FIG. 5 of the accompanying drawings is a fragmentary sectional perspective view of an AC-driven PDP in the past. In FIG. 5, the AC-driven PDP in the past has a front panel 1 and a rear panel 2 which are disposed in facing relation to each other.
The front panel 1 has a front glass substrate 11 which is transparent and insulative and a plurality of pairs of parallel discharge-maintaining electrodes 12a, 12b disposed on the lower surface of the front glass substrate 11 and spaced at a given pitch. The discharge-maintaining electrodes 12a, 12b include transparent electrodes. The front panel 1 also includes a dielectric layer 14 disposed on the lower surface of the front glass substrate 11 in covering relation to the pairs of discharge-maintaining electrodes 12a, 12b, and a protective layer 15 disposed on the lower surface of the dielectric layer 14. Bus electrodes 13a, 13b are disposed on the respective lower surfaces of the discharge-maintaining electrodes 12a, 12b for reducing the wiring resistance thereof.

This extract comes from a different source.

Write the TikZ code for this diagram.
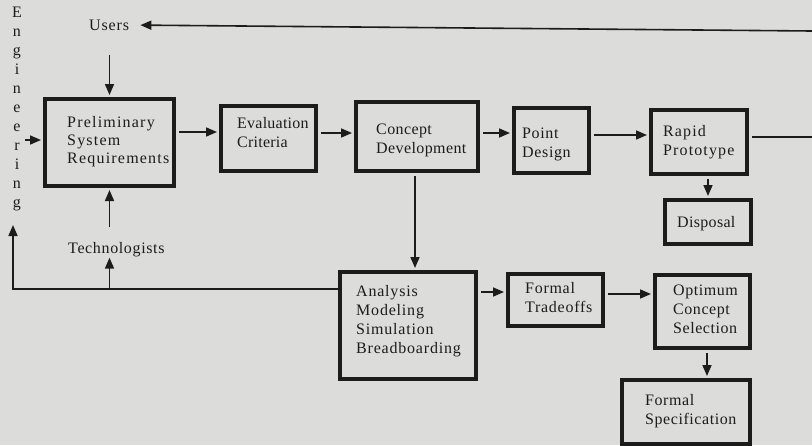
\documentclass[tikz,border=0pt]{standalone}
\usepackage{fontspec}
\setmainfont{Liberation Serif}
\usetikzlibrary{arrows.meta}
\definecolor{paper}{RGB}{220,220,218}
\definecolor{ink}{RGB}{28,28,28}
\begin{document}
\begin{tikzpicture}[x=1pt,y=-1pt,
  stage/.style 2 args={draw=ink,line width=4pt,minimum width=#1,minimum height=#2,inner sep=0pt},
  txt/.style={inner sep=0pt,align=left,anchor=base west,text=ink,
    font=\fontsize{16}{19}\selectfont\addfontfeature{LetterSpace=#1}},
  txt/.default=4,
  flow/.style={draw=ink,line width=1.6pt,-{Triangle[length=11pt,width=9pt]},shorten <=3pt,shorten >=2pt},
  link/.style={draw=ink,line width=1.6pt}]
% paper
\fill[paper] (0,0) rectangle (812,445);
\useasboundingbox (0,0) rectangle (812,445);

% process boxes
\node[stage={129pt}{87pt}] (psr) at (109.5,142.5) {};
\node[stage={95pt}{65pt}] (eval) at (268.5,138.5) {};
\node[stage={122pt}{69pt}] (cdev) at (417,136.5) {};
\node[stage={75pt}{65pt}] (pdes) at (551.5,140.5) {};
\node[stage={96pt}{64pt}] (rapid) at (699,142) {};
\node[stage={86pt}{44pt}] (disp) at (708,222) {};
\node[stage={136pt}{107pt}] (amsb) at (408,325.5) {};
\node[stage={95pt}{52pt}] (ftrade) at (555.5,300) {};
\node[stage={95pt}{73pt}] (optim) at (702.5,311.5) {};
\node[stage={128pt}{64pt}] (fspec) at (686,412) {};

% box texts (positioned by the baseline of their last line)
\node[txt=7.5,font=\fontsize{16}{18}\selectfont\addfontfeature{LetterSpace=7.5}] (psrt) at (67,163) {Preliminary\\System\\Requirements};
\node[txt=1.5] (evalt) at (237,147) {Evaluation\\Criteria};
\node[txt=2.5] (cdevt) at (376,153) {Concept\\Development};
\node[txt=4] (pdest) at (522,157) {Point\\Design};
\node[txt=7] (rapidt) at (663,155) {Rapid\\Prototype};
\node[txt=2] (dispt) at (677,227) {Disposal};
\node[txt=5] (amsbt) at (356,353) {Analysis\\Modeling\\Simulation\\Breadboarding};
\node[txt=4.5] (ftradet) at (525,312) {Formal\\Tradeoffs};
\node[txt=3.5] (optimt) at (673,333) {Optimum\\Concept\\Selection};
\node[txt=3.5] (fspect) at (645,424) {Formal\\Specification};

% outside parties
\node[txt=5.5] (users) at (89,30) {Users};
\node[txt=4] (techs) at (68,253) {Technologists};
\node[txt=0,align=center,anchor=base] (eng) at (17,207) {E\\n\\g\\i\\n\\e\\e\\r\\i\\n\\g};

% main flow
\draw[flow] (psr.east |- 0,132) -- (eval.west |- 0,132);
\draw[flow] (eval.east |- 0,133) -- (cdev.west |- 0,133);
\draw[flow] (cdev.east |- 0,133) -- (pdes.west |- 0,133);
\draw[flow] (pdes.east |- 0,135) -- (rapid.west |- 0,135);
\draw[flow] (rapid.south -| 708,0) -- (disp.north -| 708,0);
\draw[flow] (cdev.south -| 415,0) -- (amsb.north -| 415,0);
\draw[flow] (amsb.east |- 0,292) -- (ftrade.west |- 0,292);
\draw[flow] (ftrade.east |- 0,294) -- (optim.west |- 0,294);
\draw[flow] (optim.south -| 707,0) -- (fspec.north -| 707,0);

% feedback to users
\coordinate (outR) at (812,137);
\coordinate (inR) at (812,31);
\draw[link,shorten <=3pt] (rapid.east |- outR) -- (outR);
\draw[flow,shorten <=0pt,shorten >=11pt] (inR) -- (users);

% inputs to requirements
\draw[flow,shorten <=25pt] (users.south -| psr.north) -- (psr.north);
\draw[flow,shorten <=15pt] (techs.north -| psr.south) -- (psr.south);
\draw[flow] (eng.east |- 0,140) -- (psr.west |- 0,140);

% analysis feedback
\coordinate (bend) at (13,289);
\coordinate (engin) at (13,225);
\coordinate (tap) at (109.5,289);
\draw[flow,shorten <=0pt,shorten >=0pt] (amsb.west |- bend) -- (bend) -- (engin);
\draw[flow,shorten <=0pt,shorten >=1pt] (tap) -- (techs.south -| tap);
\end{tikzpicture}
\end{document}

The bus electrodes 13a, 13b on the lower surfaces of the discharge-maintaining electrodes 12a, 12b extend parallel to the discharge-maintaining electrodes 12a, 12b and are narrower than the discharge-maintaining electrodes 12a, 12b. 
The dielectric layer 14 on the lower side of the discharge-maintaining electrodes 12a, 12b has an inherent current limiting function which gives the AC-driven PDP a longer service life than the DC-driven PDPs. The dielectric layer 14 is generally formed by printing and baking a layer of glass having a low melting point.

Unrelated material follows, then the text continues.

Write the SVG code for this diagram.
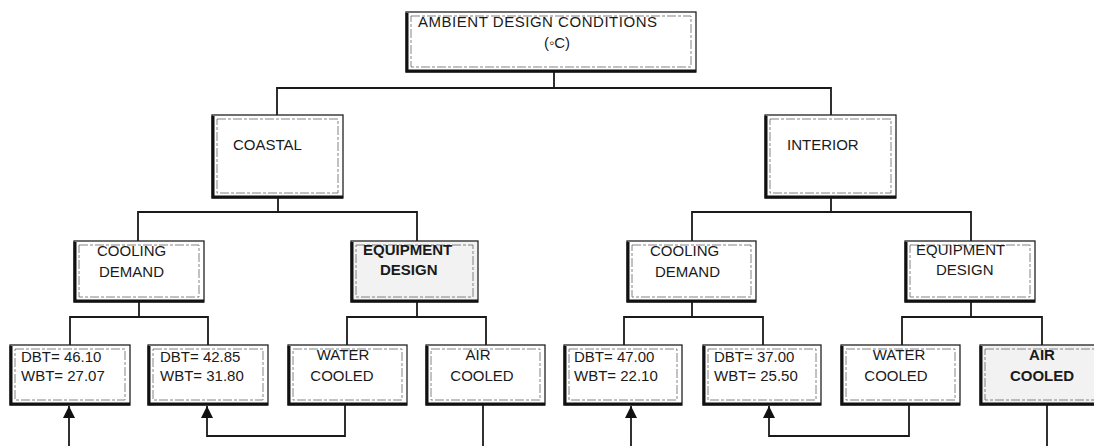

The protective layer 15 serves to prevent the dielectric layer 14 from being sputtered by the plasma discharge. The protective layer 15 needs to be made of a material which is highly resistant to sputtering. Specifically, the protective layer 15 is often made of magnesium oxide (MgO). Since MgO has a large secondary electron emission coefficient, the protective layer 15 is also effective to lower the discharge starting voltage.
The rear panel 2 has a rear glass substrate 21 which is transparent and insulative and a plurality of address electrodes 22 for writing image data, disposed on the upper surface of the rear glass substrate 21 and extending perpendicularly to the pairs of discharge-maintaining electrodes 12a, 12b of the front panel 1. The rear panel 2 also includes a dielectric layer 23 disposed on the upper surface of the rear glass substrate 21 in covering relation to the address electrodes 22, a plurality of partitions 24 extending parallel to the address electrodes 22 and disposed on the dielectric layer 23 at respective positions substantially intermediate between adjacent ones of the address electrodes 22, and a plurality of phosphor layers 25 disposed in regions between adjacent ones of the partitions 24 and extending up to upper ends of the partitions 24.

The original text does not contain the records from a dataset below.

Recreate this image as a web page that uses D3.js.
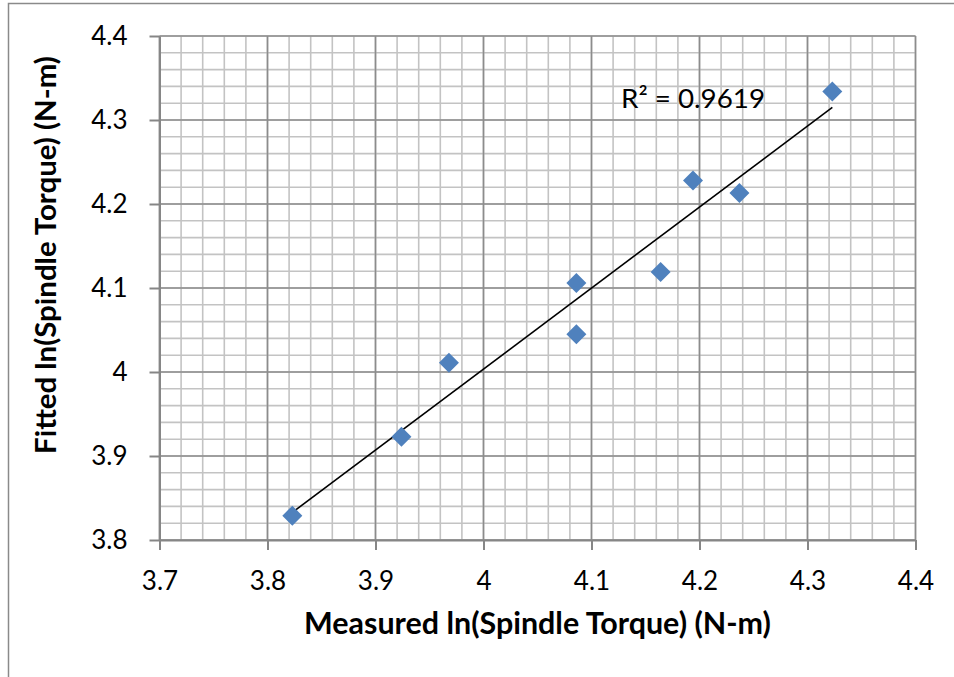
<!DOCTYPE html>
<html>
<head>
<meta charset="utf-8">
<script src="https://cdn.jsdelivr.net/npm/d3@7"></script>
<style>
  html, body { margin: 0; padding: 0; background: #fff; }
  svg { display: block; }
  text { font-family: Lato, "Open Sans", sans-serif; fill: #000; }
</style>
</head>
<body>
<svg id="chart" width="954" height="677"></svg>
<script>
// ---- data ----
const measured = [3.823, 3.924, 3.968, 4.086, 4.086, 4.164, 4.194, 4.237, 4.323];
const fitted   = [3.829, 3.923, 4.011, 4.106, 4.045, 4.119, 4.228, 4.213, 4.334];
const xTicks = [3.7, 3.8, 3.9, 4.0, 4.1, 4.2, 4.3, 4.4];
const yTicks = [3.8, 3.9, 4.0, 4.1, 4.2, 4.3, 4.4];
const xTickLabels = ["3.7", "3.8", "3.9", "4", "4.1", "4.2", "4.3", "4.4"];
const yTickLabels = ["3.8", "3.9", "4", "4.1", "4.2", "4.3", "4.4"];
const minorStep = 0.02;
const r2Label = "R\u00B2 = 0.9619";
const xTitle = "Measured ln(Spindle Torque) (N-m)";
const yTitle = "Fitted ln(Spindle Torque) (N-m)";

// ---- layout ----
const svg = d3.select("#chart");
const L = 159.5, R = 915.5, T = 36, B = 540;
const x = d3.scaleLinear().domain([3.7, 4.4]).range([L, R]);
const y = d3.scaleLinear().domain([3.8, 4.4]).range([B, T]);

function fitWidth(sel, target) {
  const fs = parseFloat(sel.attr("font-size"));
  const w = sel.node().getComputedTextLength();
  if (w > 0) sel.attr("font-size", (fs * target / w).toFixed(2));
}

// outer frame
svg.append("rect").attr("x", 8.5).attr("y", 3.5).attr("width", 980).attr("height", 700)
  .attr("fill", "none").attr("stroke", "#8a8a8a").attr("stroke-width", 1.5);

// minor grid
const xMinor = d3.range(0, 36).map(i => 3.7 + i * minorStep).filter(v => v < 4.4 + 1e-9);
const yMinor = d3.range(0, 31).map(i => 3.8 + i * minorStep).filter(v => v < 4.4 + 1e-9);
const g = svg.append("g");
g.selectAll(".vmin").data(xMinor).join("line")
  .attr("x1", d => x(d)).attr("x2", d => x(d)).attr("y1", T).attr("y2", B)
  .attr("stroke", "#c3c3c3").attr("stroke-width", 1.6);
g.selectAll(".hmin").data(yMinor).join("line")
  .attr("y1", d => y(d)).attr("y2", d => y(d)).attr("x1", L).attr("x2", R)
  .attr("stroke", "#c3c3c3").attr("stroke-width", 1.6);
// major grid
g.selectAll(".vmaj").data(xTicks).join("line")
  .attr("x1", d => x(d)).attr("x2", d => x(d)).attr("y1", T).attr("y2", B)
  .attr("stroke", "#8c8c8c").attr("stroke-width", 1.6);
g.selectAll(".hmaj").data(yTicks).join("line")
  .attr("y1", d => y(d)).attr("y2", d => y(d)).attr("x1", L).attr("x2", R)
  .attr("stroke", "#8c8c8c").attr("stroke-width", 1.6);

// axes
const xAxis = d3.axisBottom(x).tickValues(xTicks).tickSize(10).tickSizeOuter(0)
  .tickFormat((d, i) => xTickLabels[i]).tickPadding(22);
const yAxis = d3.axisLeft(y).tickValues(yTicks).tickSize(10).tickSizeOuter(0)
  .tickFormat((d, i) => yTickLabels[i]).tickPadding(22);
const gx = svg.append("g").attr("transform", `translate(0,${B})`).call(xAxis);
const gy = svg.append("g").attr("transform", `translate(${L},0)`).call(yAxis);
[gx, gy].forEach(a => {
  a.select(".domain").attr("stroke", "#868686").attr("stroke-width", 2);
  a.selectAll(".tick line").attr("stroke", "#868686").attr("stroke-width", 2);
  a.selectAll(".tick text").attr("font-family", "Lato, sans-serif").attr("font-size", 26).attr("fill", "#000");
});

// regression trendline
const n = measured.length;
const mx = d3.mean(measured), my = d3.mean(fitted);
let sxy = 0, sxx = 0;
for (let i = 0; i < n; i++) { sxy += (measured[i] - mx) * (fitted[i] - my); sxx += (measured[i] - mx) ** 2; }
const slope = sxy / sxx, icpt = my - slope * mx;
const x0 = d3.min(measured), x1 = d3.max(measured);
svg.append("line")
  .attr("x1", x(x0)).attr("y1", y(icpt + slope * x0))
  .attr("x2", x(x1)).attr("y2", y(icpt + slope * x1))
  .attr("stroke", "#000").attr("stroke-width", 1.6);

// markers
const hs = 10;
svg.selectAll(".pt").data(measured.map((m, i) => [m, fitted[i]])).join("path")
  .attr("d", d => {
    const cx = x(d[0]), cy = y(d[1]);
    return `M${cx},${cy - hs}L${cx + hs},${cy}L${cx},${cy + hs}L${cx - hs},${cy}Z`;
  })
  .attr("fill", "#4F81BD");

// R² label
const r2 = svg.append("text").attr("x", 621).attr("y", 108).attr("font-size", 26).text(r2Label);
fitWidth(r2, 144);

// axis titles
const xt = svg.append("text").attr("x", (L + R) / 2).attr("y", 634).attr("text-anchor", "middle")
  .attr("font-family", "'Open Sans', sans-serif")
  .attr("font-weight", "bold").attr("font-size", 24).text(xTitle);
fitWidth(xt, 467);
const yt = svg.append("text").attr("transform", "translate(56,255) rotate(-90)").attr("text-anchor", "middle")
  .attr("font-family", "'Open Sans', sans-serif")
  .attr("font-weight", "bold").attr("font-size", 22).text(yTitle);
fitWidth(yt, 398);
</script>
</body>
</html>
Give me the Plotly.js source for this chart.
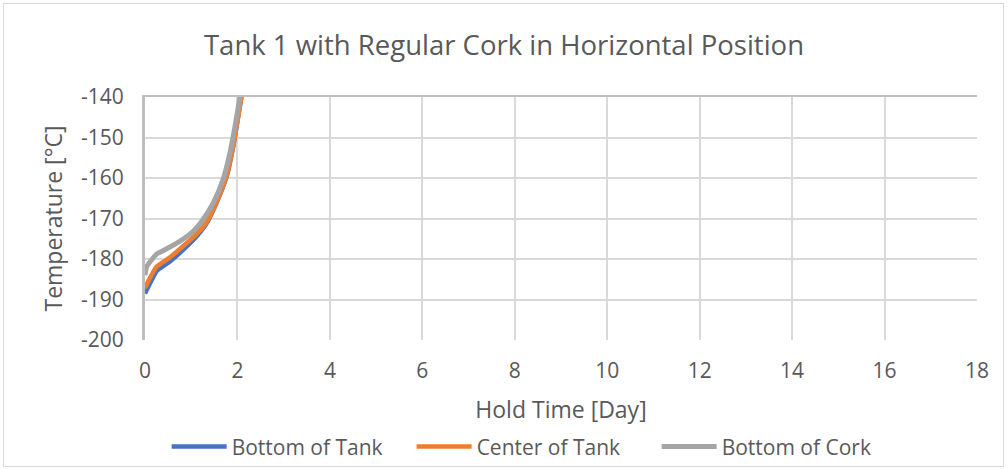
<!DOCTYPE html>
<html>
<head>
<meta charset="utf-8">
<script src="https://cdn.plot.ly/plotly-3.0.1.min.js"></script>
<style>
  html, body { margin: 0; padding: 0; background: #ffffff; }
  #frame { position: absolute; left: 3px; top: 3px; width: 1001px; height: 464px; border: 1px solid #d9d9d9; box-sizing: border-box; }
  #chart { position: absolute; left: 0; top: 0; width: 1008px; height: 470px; }
</style>
</head>
<body>
<div id="frame"></div>
<div id="chart"></div>
<script>
// Hold time [day]
const timeBottomTank = [0, 0.11, 0.25, 0.54, 0.83, 1.12, 1.34, 1.55, 1.77, 1.91, 2.09];
const tempBottomTank = [-188.5, -186.0, -183.0, -180.6, -177.7, -174.4, -171.1, -166.1, -159.5, -152.1, -139.7];

const timeCenterTank = [0, 0.11, 0.25, 0.54, 0.83, 1.12, 1.34, 1.55, 1.77, 1.91, 2.09];
const tempCenterTank = [-187.2, -184.6, -181.9, -179.6, -176.8, -173.8, -170.8, -165.9, -159.3, -152.0, -139.7];

const timeBottomCork = [0, 0.04, 0.25, 0.4, 0.76, 1.05, 1.26, 1.48, 1.69, 1.84, 1.95, 2.06];
const tempBottomCork = [-184.0, -181.8, -178.8, -177.9, -175.6, -173.1, -170.2, -166.1, -160.3, -153.7, -147.1, -139.7];

const seriesNames = ["Bottom of Tank", "Center of Tank", "Bottom of Cork"];
const seriesColors = ["#4472C4", "#ED7D31", "#A5A5A5"];

const xTicks = [0, 2, 4, 6, 8, 10, 12, 14, 16, 18];
const yTicks = [-200, -190, -180, -170, -160, -150, -140];

const font = "Open Sans, Noto Sans, sans-serif";
const txt = "#595959";

const traces = [
  {x: timeBottomTank, y: tempBottomTank, name: seriesNames[0], mode: "lines",
   line: {color: seriesColors[0], width: 4.5, shape: "spline", smoothing: 0.5}},
  {x: timeCenterTank, y: tempCenterTank, name: seriesNames[1], mode: "lines",
   line: {color: seriesColors[1], width: 4.5, shape: "spline", smoothing: 0.5}},
  {x: timeBottomCork, y: tempBottomCork, name: seriesNames[2], mode: "lines",
   line: {color: seriesColors[2], width: 5, shape: "spline", smoothing: 0.5}}
];

const layout = {
  width: 1008, height: 470,
  paper_bgcolor: "rgba(0,0,0,0)", plot_bgcolor: "#ffffff",
  margin: {l: 145, r: 31, t: 97, b: 130, autoexpand: false},
  font: {family: font, color: txt},
  title: {text: "Tank 1 with Regular Cork in Horizontal Position",
          font: {family: font, size: 27.5, color: txt},
          x: 0.5, xanchor: "center", y: 0.904, yanchor: "middle", yref: "container",
          automargin: false},
  xaxis: {range: [0, 18], tickvals: xTicks, ticktext: xTicks.map(String),
          showgrid: true, gridcolor: "#d9d9d9", gridwidth: 2, automargin: false,
          showline: false, zeroline: false, ticks: "",
          tickfont: {size: 21, color: txt}, ticklabelstandoff: 16,
          title: {text: "Hold Time [Day]", font: {size: 23, color: txt}, standoff: 18}},
  xaxis2: {range: [0, 18], overlaying: "x", side: "top", showgrid: false, automargin: false,
           showticklabels: false, ticks: "", showline: true,
           linecolor: "#bfbfbf", linewidth: 2, zeroline: false},
  yaxis: {range: [-200, -140], tickvals: yTicks, ticktext: yTicks.map(String),
          showgrid: true, gridcolor: "#d9d9d9", gridwidth: 2, automargin: false,
          showline: true, linecolor: "#bfbfbf", linewidth: 3, zeroline: false, ticks: "",
          tickfont: {size: 21, color: txt}, ticklabelstandoff: 14,
          title: {text: "Temperature [°C]", font: {size: 23, color: txt}, standoff: 12}},
  showlegend: true,
  legend: {orientation: "h", x: 0.026, xanchor: "left", y: -0.44, yanchor: "middle",
           font: {size: 21, color: txt}, itemwidth: 55, entrywidth: 175, entrywidthmode: "pixels",
           tracegroupgap: 0, bgcolor: "rgba(0,0,0,0)"}
};

// invisible helper trace so the top axis line (plot border) is drawn
traces.push({x: [0], y: [-200], xaxis: "x2", mode: "markers", marker: {opacity: 0},
             showlegend: false, hoverinfo: "skip"});

Plotly.newPlot("chart", traces, layout, {displayModeBar: false, staticPlot: true});
</script>
</body>
</html>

The phosphor layers 25 include a plurality of sets of adjacent phosphor layers 25R, 25G, 25B coated with materials for emitting red (R) light, green (G) light, and blue (B) light, respectively. Each set of phosphor layers 25R, 25G, 25B provides pixels.
Between the front and rear panels 1, 2 which confront each other, there are provided striped discharge spaces 4 each surrounded by two adjacent partitions 24, the protective layer 15 on the lower surface of the front glass substrate 11, and the phosphor layer 25 between the partitions 24 above the rear glass substrate 21.
The discharge spaces 4 are filled with a rare gas such as Ne, Xe, Ar, or the like under the pressure of about 66.5 kPa. When an AC voltage having a frequency ranging from several tens to several hundreds kHz is applied through the bus electrodes 13a, 13b between the discharge-maintaining electrodes 12a, 12b, a plasma discharge occurs in the rare gas, exciting rare gas molecules. When the excited rare gas molecules return to the ground state, they generate an ultraviolet radiation which excites the phosphor layers 25 to emit light.
The phosphor layers 25R, 25G, 25B emit R, G, B lights, respectively. The address electrodes 22 are selectively energized to select desired pixels to emit light in desired colors for thereby displaying a color image on the plasma display panel.
When the AC voltage applied through the bus electrodes 13a, 13b between the discharge-maintaining electrodes 12a, 12b, as shown in FIG. 6 of the accompanying drawings, a displacement current flows to charge an electrostatic capacitance 40 having a dielectric body provided by the front glass substrate 11 between the discharge-maintaining electrodes 12a, 12b and an electrostatic capacitance 41 having a dielectric body provided by the dielectric layer 14 between the discharge-maintaining electrodes 12a, 12b. 
The displacement current is a reactive current which does not directly contribute to the display of the image, and causes resistive components of the discharge-maintaining electrodes 12a, 12b and a control circuit therefor to produce a loss, tending to produce a reactive power.
As the reactive power increases, not only the power consumption of the AC-driven PDP for displaying images, but also the power consumption of IC circuits for energizing the AC-driven PDP increase. As a result, the IC circuits generate heat and become unstable in operation.
In order for the AC-driven PDP to have a higher resolution, it is necessary to employ a greater number of pairs of discharge-maintaining electrodes 12a, 12b. As the number of pairs of discharge-maintaining electrodes 12a, 12b increases, the electrostatic capacitance per panel increases, and since the front glass substrate 11 is of a relatively large relative permittivity of about 8, the electrostatic capacitance 40 becomes relatively large, resulting in an increase in the reactive power. Inasmuch as it is important for the AC-driven PDPs to have lower power requirements, there have been demands for reduced electrostatic capacitances 40, 41 for reduced reactive power.
Japanese patent laid-open No. 2003-197110 discloses a PDP including a dielectric layer made of a glass material containing B2O3 and SiO2 as chief components, the dielectric layer being disposed between a front glass substrate and a plurality of pairs of discharge-maintaining electrodes for thereby reducing the electrostatic capacitances.
However, the disclosed PDP structure fails to sufficiently reduce the electrostatic capacitances.